- Short exercise
Copy the listing verbatim, excluding any images found in it.

Saved data entries
□ □ □ □

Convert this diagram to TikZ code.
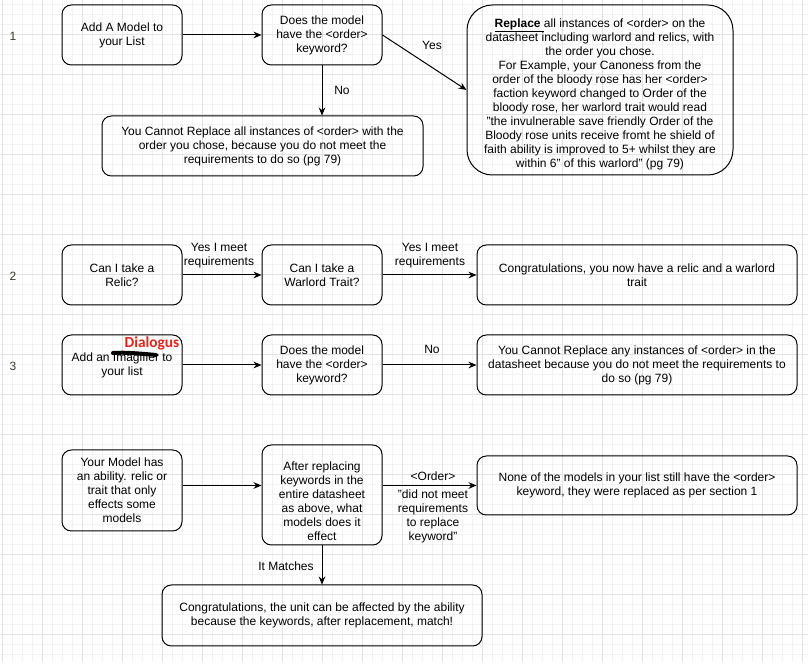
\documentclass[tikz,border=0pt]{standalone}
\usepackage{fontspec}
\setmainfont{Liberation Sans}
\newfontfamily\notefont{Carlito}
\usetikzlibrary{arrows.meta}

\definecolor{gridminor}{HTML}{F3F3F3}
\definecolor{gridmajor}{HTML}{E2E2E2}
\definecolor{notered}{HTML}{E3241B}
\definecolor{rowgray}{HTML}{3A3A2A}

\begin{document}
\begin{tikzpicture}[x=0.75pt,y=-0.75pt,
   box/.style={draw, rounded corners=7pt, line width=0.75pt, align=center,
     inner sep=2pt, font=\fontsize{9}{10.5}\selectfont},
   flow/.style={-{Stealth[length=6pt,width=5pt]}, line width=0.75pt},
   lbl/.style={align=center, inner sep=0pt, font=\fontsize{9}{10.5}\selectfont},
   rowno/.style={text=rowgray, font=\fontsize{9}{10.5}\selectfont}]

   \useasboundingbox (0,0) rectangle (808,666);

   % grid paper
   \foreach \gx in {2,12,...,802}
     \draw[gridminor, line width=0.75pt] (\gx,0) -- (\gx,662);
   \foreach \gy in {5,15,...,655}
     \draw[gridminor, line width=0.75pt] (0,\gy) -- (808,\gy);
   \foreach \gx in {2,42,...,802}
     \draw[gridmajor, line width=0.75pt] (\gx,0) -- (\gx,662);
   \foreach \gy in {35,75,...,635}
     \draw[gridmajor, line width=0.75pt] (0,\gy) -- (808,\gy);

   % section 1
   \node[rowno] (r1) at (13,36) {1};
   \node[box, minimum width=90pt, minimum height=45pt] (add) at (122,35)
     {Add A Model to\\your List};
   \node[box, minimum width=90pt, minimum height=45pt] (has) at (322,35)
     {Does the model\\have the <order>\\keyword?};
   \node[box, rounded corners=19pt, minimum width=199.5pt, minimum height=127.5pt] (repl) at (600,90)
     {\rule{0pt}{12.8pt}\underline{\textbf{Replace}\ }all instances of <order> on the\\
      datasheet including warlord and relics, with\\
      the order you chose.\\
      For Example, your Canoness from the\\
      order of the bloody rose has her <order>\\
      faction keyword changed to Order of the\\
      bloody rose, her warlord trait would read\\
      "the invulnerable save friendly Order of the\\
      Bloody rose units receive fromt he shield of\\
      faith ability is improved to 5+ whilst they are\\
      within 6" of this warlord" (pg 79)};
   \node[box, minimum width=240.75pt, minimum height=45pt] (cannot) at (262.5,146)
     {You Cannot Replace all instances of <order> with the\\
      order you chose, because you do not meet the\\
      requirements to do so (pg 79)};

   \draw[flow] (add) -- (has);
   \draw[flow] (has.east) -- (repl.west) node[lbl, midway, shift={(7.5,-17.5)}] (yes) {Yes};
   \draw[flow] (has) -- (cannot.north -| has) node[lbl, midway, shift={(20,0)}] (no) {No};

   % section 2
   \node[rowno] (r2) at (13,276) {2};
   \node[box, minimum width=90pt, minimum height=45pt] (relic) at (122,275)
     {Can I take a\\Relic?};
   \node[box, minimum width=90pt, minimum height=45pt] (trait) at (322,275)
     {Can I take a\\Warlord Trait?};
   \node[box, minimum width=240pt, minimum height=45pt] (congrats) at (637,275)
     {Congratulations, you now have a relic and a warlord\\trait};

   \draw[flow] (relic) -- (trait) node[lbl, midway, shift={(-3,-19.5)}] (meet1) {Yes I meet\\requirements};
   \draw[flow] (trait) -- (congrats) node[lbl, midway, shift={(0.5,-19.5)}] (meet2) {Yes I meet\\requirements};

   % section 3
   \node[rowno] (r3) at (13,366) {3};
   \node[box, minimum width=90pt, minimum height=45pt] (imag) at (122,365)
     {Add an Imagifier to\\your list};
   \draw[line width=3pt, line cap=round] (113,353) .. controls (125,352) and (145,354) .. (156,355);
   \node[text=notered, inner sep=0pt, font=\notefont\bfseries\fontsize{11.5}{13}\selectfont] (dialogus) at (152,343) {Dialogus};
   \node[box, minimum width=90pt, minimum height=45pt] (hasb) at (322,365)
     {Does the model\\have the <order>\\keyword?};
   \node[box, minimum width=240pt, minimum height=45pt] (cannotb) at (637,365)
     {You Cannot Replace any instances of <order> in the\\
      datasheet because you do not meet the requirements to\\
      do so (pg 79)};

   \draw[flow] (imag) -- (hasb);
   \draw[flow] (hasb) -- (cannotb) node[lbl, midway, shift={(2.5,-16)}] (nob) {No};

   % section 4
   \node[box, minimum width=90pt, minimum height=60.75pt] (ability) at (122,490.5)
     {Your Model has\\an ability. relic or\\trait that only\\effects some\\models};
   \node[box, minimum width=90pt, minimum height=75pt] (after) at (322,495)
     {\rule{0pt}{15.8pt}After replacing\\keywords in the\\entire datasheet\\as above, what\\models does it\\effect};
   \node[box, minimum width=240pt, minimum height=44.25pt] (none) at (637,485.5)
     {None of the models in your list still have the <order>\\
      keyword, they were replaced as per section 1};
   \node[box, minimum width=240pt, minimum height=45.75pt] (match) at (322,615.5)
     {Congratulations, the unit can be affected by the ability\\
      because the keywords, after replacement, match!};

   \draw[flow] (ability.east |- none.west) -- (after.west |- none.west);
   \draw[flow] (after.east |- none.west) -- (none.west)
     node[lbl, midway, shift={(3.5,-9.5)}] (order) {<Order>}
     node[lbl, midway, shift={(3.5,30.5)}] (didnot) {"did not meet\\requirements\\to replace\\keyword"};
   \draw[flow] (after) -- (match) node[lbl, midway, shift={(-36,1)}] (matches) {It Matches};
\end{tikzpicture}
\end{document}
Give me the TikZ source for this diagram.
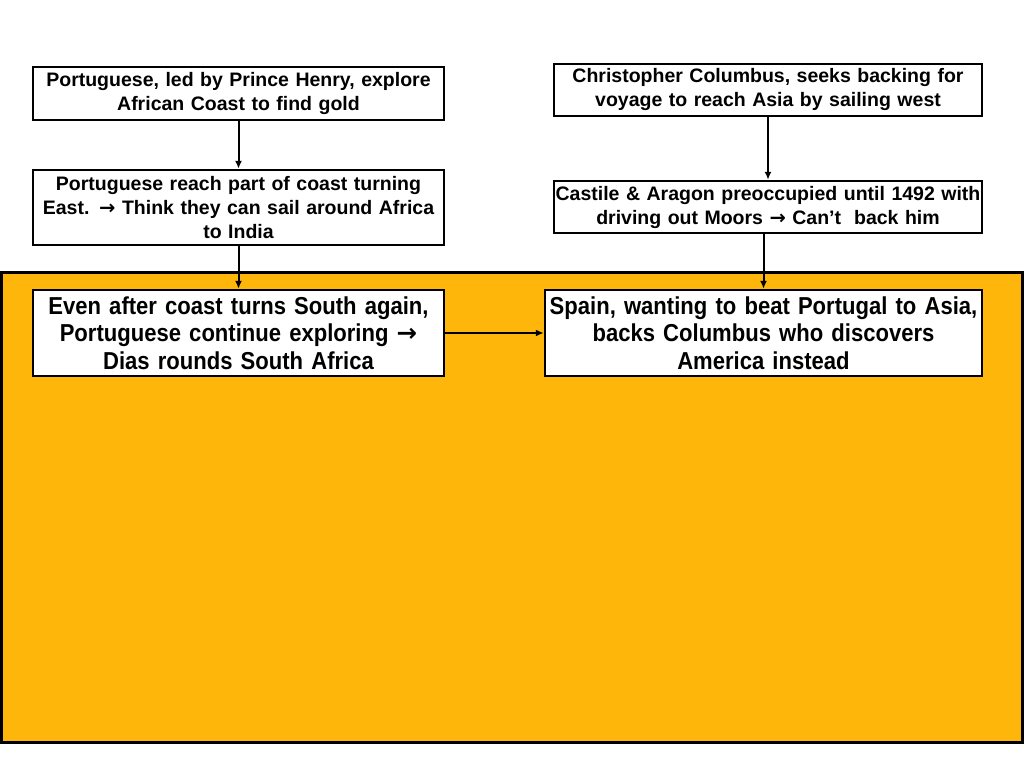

□ □ □ □

- Exercise answer
Convert this diagram to TikZ code.
\documentclass[tikz,border=0pt]{standalone}
\usepackage{fontspec}
\setmainfont{Liberation Sans}
\newfontfamily\notefont{Carlito}
\usetikzlibrary{arrows.meta}

\definecolor{gridminor}{HTML}{F3F3F3}
\definecolor{gridmajor}{HTML}{E2E2E2}
\definecolor{notered}{HTML}{E3241B}
\definecolor{rowgray}{HTML}{3A3A2A}

\begin{document}
\begin{tikzpicture}[x=0.75pt,y=-0.75pt,
   box/.style={draw, rounded corners=7pt, line width=0.75pt, align=center,
     inner sep=2pt, font=\fontsize{9}{10.5}\selectfont},
   flow/.style={-{Stealth[length=6pt,width=5pt]}, line width=0.75pt},
   lbl/.style={align=center, inner sep=0pt, font=\fontsize{9}{10.5}\selectfont},
   rowno/.style={text=rowgray, font=\fontsize{9}{10.5}\selectfont}]

   \useasboundingbox (0,0) rectangle (808,666);

   % grid paper
   \foreach \gx in {2,12,...,802}
     \draw[gridminor, line width=0.75pt] (\gx,0) -- (\gx,662);
   \foreach \gy in {5,15,...,655}
     \draw[gridminor, line width=0.75pt] (0,\gy) -- (808,\gy);
   \foreach \gx in {2,42,...,802}
     \draw[gridmajor, line width=0.75pt] (\gx,0) -- (\gx,662);
   \foreach \gy in {35,75,...,635}
     \draw[gridmajor, line width=0.75pt] (0,\gy) -- (808,\gy);

   % section 1
   \node[rowno] (r1) at (13,36) {1};
   \node[box, minimum width=90pt, minimum height=45pt] (add) at (122,35)
     {Add A Model to\\your List};
   \node[box, minimum width=90pt, minimum height=45pt] (has) at (322,35)
     {Does the model\\have the <order>\\keyword?};
   \node[box, rounded corners=19pt, minimum width=199.5pt, minimum height=127.5pt] (repl) at (600,90)
     {\rule{0pt}{12.8pt}\underline{\textbf{Replace}\ }all instances of <order> on the\\
      datasheet including warlord and relics, with\\
      the order you chose.\\
      For Example, your Canoness from the\\
      order of the bloody rose has her <order>\\
      faction keyword changed to Order of the\\
      bloody rose, her warlord trait would read\\
      "the invulnerable save friendly Order of the\\
      Bloody rose units receive fromt he shield of\\
      faith ability is improved to 5+ whilst they are\\
      within 6" of this warlord" (pg 79)};
   \node[box, minimum width=240.75pt, minimum height=45pt] (cannot) at (262.5,146)
     {You Cannot Replace all instances of <order> with the\\
      order you chose, because you do not meet the\\
      requirements to do so (pg 79)};

   \draw[flow] (add) -- (has);
   \draw[flow] (has.east) -- (repl.west) node[lbl, midway, shift={(7.5,-17.5)}] (yes) {Yes};
   \draw[flow] (has) -- (cannot.north -| has) node[lbl, midway, shift={(20,0)}] (no) {No};

   % section 2
   \node[rowno] (r2) at (13,276) {2};
   \node[box, minimum width=90pt, minimum height=45pt] (relic) at (122,275)
     {Can I take a\\Relic?};
   \node[box, minimum width=90pt, minimum height=45pt] (trait) at (322,275)
     {Can I take a\\Warlord Trait?};
   \node[box, minimum width=240pt, minimum height=45pt] (congrats) at (637,275)
     {Congratulations, you now have a relic and a warlord\\trait};

   \draw[flow] (relic) -- (trait) node[lbl, midway, shift={(-3,-19.5)}] (meet1) {Yes I meet\\requirements};
   \draw[flow] (trait) -- (congrats) node[lbl, midway, shift={(0.5,-19.5)}] (meet2) {Yes I meet\\requirements};

   % section 3
   \node[rowno] (r3) at (13,366) {3};
   \node[box, minimum width=90pt, minimum height=45pt] (imag) at (122,365)
     {Add an Imagifier to\\your list};
   \draw[line width=3pt, line cap=round] (113,353) .. controls (125,352) and (145,354) .. (156,355);
   \node[text=notered, inner sep=0pt, font=\notefont\bfseries\fontsize{11.5}{13}\selectfont] (dialogus) at (152,343) {Dialogus};
   \node[box, minimum width=90pt, minimum height=45pt] (hasb) at (322,365)
     {Does the model\\have the <order>\\keyword?};
   \node[box, minimum width=240pt, minimum height=45pt] (cannotb) at (637,365)
     {You Cannot Replace any instances of <order> in the\\
      datasheet because you do not meet the requirements to\\
      do so (pg 79)};

   \draw[flow] (imag) -- (hasb);
   \draw[flow] (hasb) -- (cannotb) node[lbl, midway, shift={(2.5,-16)}] (nob) {No};

   % section 4
   \node[box, minimum width=90pt, minimum height=60.75pt] (ability) at (122,490.5)
     {Your Model has\\an ability. relic or\\trait that only\\effects some\\models};
   \node[box, minimum width=90pt, minimum height=75pt] (after) at (322,495)
     {\rule{0pt}{15.8pt}After replacing\\keywords in the\\entire datasheet\\as above, what\\models does it\\effect};
   \node[box, minimum width=240pt, minimum height=44.25pt] (none) at (637,485.5)
     {None of the models in your list still have the <order>\\
      keyword, they were replaced as per section 1};
   \node[box, minimum width=240pt, minimum height=45.75pt] (match) at (322,615.5)
     {Congratulations, the unit can be affected by the ability\\
      because the keywords, after replacement, match!};

   \draw[flow] (ability.east |- none.west) -- (after.west |- none.west);
   \draw[flow] (after.east |- none.west) -- (none.west)
     node[lbl, midway, shift={(3.5,-9.5)}] (order) {<Order>}
     node[lbl, midway, shift={(3.5,30.5)}] (didnot) {"did not meet\\requirements\\to replace\\keyword"};
   \draw[flow] (after) -- (match) node[lbl, midway, shift={(-36,1)}] (matches) {It Matches};
\end{tikzpicture}
\end{document}
Give me the TikZ source for this diagram.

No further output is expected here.